### Goal:
Transcribe every line from the top down to the line with "var yTicks = [0, 50, 5]; // min, max, pas", both ends included, but not the pictures.

****************************************

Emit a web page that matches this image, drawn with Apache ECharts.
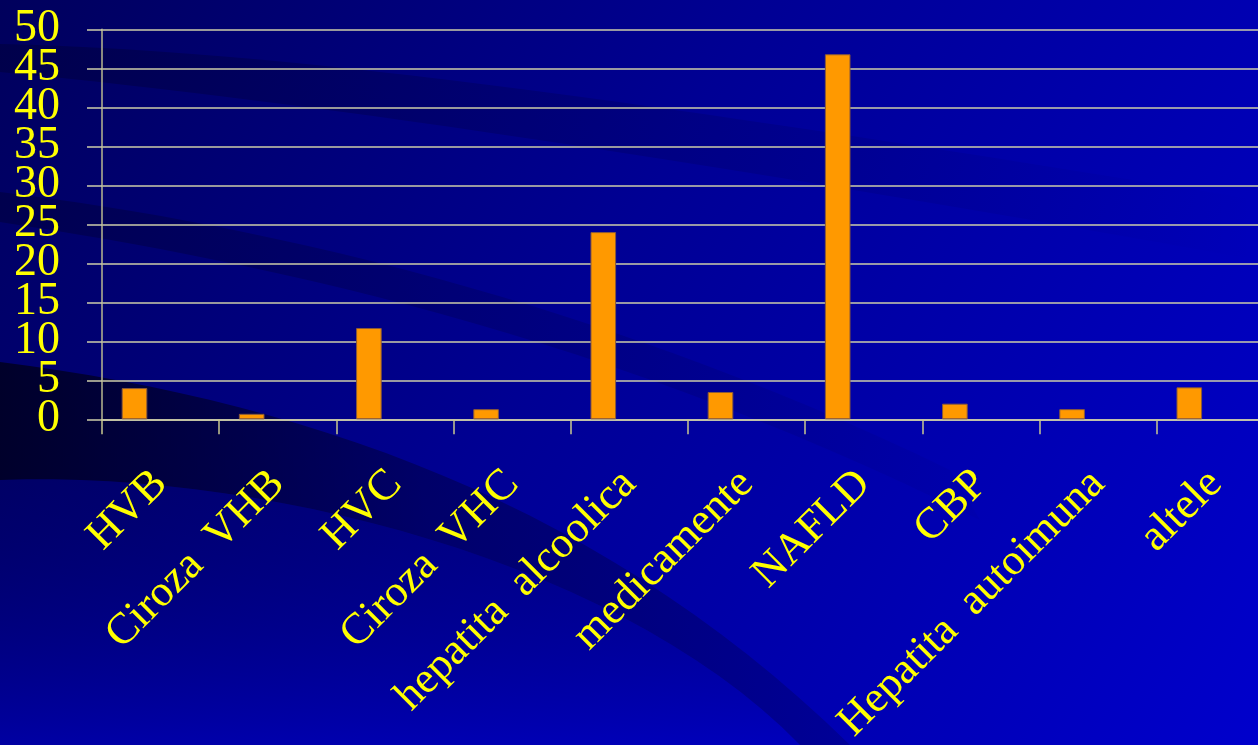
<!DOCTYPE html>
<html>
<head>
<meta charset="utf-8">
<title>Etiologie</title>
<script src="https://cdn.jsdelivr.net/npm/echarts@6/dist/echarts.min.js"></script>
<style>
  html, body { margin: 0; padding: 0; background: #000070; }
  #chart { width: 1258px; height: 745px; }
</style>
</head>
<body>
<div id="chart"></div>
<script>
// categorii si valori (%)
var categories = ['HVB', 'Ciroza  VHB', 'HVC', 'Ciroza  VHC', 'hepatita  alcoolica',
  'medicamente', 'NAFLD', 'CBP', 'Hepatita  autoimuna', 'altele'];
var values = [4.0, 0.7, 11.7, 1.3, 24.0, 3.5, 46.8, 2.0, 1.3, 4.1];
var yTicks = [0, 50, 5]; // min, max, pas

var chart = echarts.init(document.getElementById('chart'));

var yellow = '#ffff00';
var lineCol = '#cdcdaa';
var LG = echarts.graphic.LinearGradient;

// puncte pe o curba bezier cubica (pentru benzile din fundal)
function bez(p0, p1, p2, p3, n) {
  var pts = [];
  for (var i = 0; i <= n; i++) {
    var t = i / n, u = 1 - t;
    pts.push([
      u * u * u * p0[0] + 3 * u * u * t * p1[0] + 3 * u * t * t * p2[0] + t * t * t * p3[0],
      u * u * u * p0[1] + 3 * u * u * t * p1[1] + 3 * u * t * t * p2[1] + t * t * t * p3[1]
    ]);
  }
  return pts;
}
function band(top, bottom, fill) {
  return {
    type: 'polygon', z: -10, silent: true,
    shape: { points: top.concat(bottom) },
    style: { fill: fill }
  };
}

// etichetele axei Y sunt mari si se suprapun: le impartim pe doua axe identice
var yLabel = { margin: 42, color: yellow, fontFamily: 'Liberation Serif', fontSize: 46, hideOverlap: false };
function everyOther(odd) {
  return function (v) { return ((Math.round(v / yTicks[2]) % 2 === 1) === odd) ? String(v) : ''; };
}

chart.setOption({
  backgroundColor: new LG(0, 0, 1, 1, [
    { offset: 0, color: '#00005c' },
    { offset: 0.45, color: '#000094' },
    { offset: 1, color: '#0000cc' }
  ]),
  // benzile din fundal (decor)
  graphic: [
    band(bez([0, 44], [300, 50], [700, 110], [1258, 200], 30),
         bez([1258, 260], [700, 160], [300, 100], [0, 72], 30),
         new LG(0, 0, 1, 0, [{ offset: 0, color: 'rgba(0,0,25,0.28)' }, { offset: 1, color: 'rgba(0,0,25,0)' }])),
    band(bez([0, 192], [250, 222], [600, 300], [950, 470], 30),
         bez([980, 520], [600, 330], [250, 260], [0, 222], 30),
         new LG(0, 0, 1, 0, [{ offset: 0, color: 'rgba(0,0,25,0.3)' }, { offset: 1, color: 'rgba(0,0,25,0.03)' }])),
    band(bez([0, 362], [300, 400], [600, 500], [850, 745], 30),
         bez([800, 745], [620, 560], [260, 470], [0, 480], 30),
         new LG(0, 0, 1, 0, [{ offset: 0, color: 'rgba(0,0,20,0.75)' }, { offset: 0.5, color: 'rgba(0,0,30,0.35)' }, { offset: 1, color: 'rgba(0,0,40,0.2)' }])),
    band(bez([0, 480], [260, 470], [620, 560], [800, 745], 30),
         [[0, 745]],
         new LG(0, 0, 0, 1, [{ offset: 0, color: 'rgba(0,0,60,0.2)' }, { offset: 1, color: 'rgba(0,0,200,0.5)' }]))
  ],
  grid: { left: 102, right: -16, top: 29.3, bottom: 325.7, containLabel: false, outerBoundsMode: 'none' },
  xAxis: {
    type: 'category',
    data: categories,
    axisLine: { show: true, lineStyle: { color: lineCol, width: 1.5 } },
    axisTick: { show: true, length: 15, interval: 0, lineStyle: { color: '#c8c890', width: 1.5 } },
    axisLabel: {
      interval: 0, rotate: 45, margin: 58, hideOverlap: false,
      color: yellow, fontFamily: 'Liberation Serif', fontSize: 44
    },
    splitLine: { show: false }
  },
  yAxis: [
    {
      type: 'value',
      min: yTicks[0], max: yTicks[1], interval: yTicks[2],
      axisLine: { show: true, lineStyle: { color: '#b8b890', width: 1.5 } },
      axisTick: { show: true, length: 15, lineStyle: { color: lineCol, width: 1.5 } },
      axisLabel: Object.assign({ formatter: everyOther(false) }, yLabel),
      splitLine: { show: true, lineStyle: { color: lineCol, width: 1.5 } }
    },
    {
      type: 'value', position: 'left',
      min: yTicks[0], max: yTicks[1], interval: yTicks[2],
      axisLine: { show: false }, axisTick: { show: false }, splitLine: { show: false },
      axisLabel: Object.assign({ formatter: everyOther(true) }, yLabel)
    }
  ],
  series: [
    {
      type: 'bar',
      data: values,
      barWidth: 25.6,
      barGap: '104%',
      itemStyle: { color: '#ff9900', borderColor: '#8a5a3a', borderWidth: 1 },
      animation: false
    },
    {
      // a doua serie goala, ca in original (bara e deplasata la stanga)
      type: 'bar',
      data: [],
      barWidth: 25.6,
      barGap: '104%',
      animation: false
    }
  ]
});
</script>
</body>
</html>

****************************************

### Exercise output:
Emit a web page that matches this image, drawn with Apache ECharts.
<!DOCTYPE html>
<html>
<head>
<meta charset="utf-8">
<title>Etiologie</title>
<script src="https://cdn.jsdelivr.net/npm/echarts@6/dist/echarts.min.js"></script>
<style>
  html, body { margin: 0; padding: 0; background: #000070; }
  #chart { width: 1258px; height: 745px; }
</style>
</head>
<body>
<div id="chart"></div>
<script>
// categorii si valori (%)
var categories = ['HVB', 'Ciroza  VHB', 'HVC', 'Ciroza  VHC', 'hepatita  alcoolica',
  'medicamente', 'NAFLD', 'CBP', 'Hepatita  autoimuna', 'altele'];
var values = [4.0, 0.7, 11.7, 1.3, 24.0, 3.5, 46.8, 2.0, 1.3, 4.1];
var yTicks = [0, 50, 5]; // min, max, pas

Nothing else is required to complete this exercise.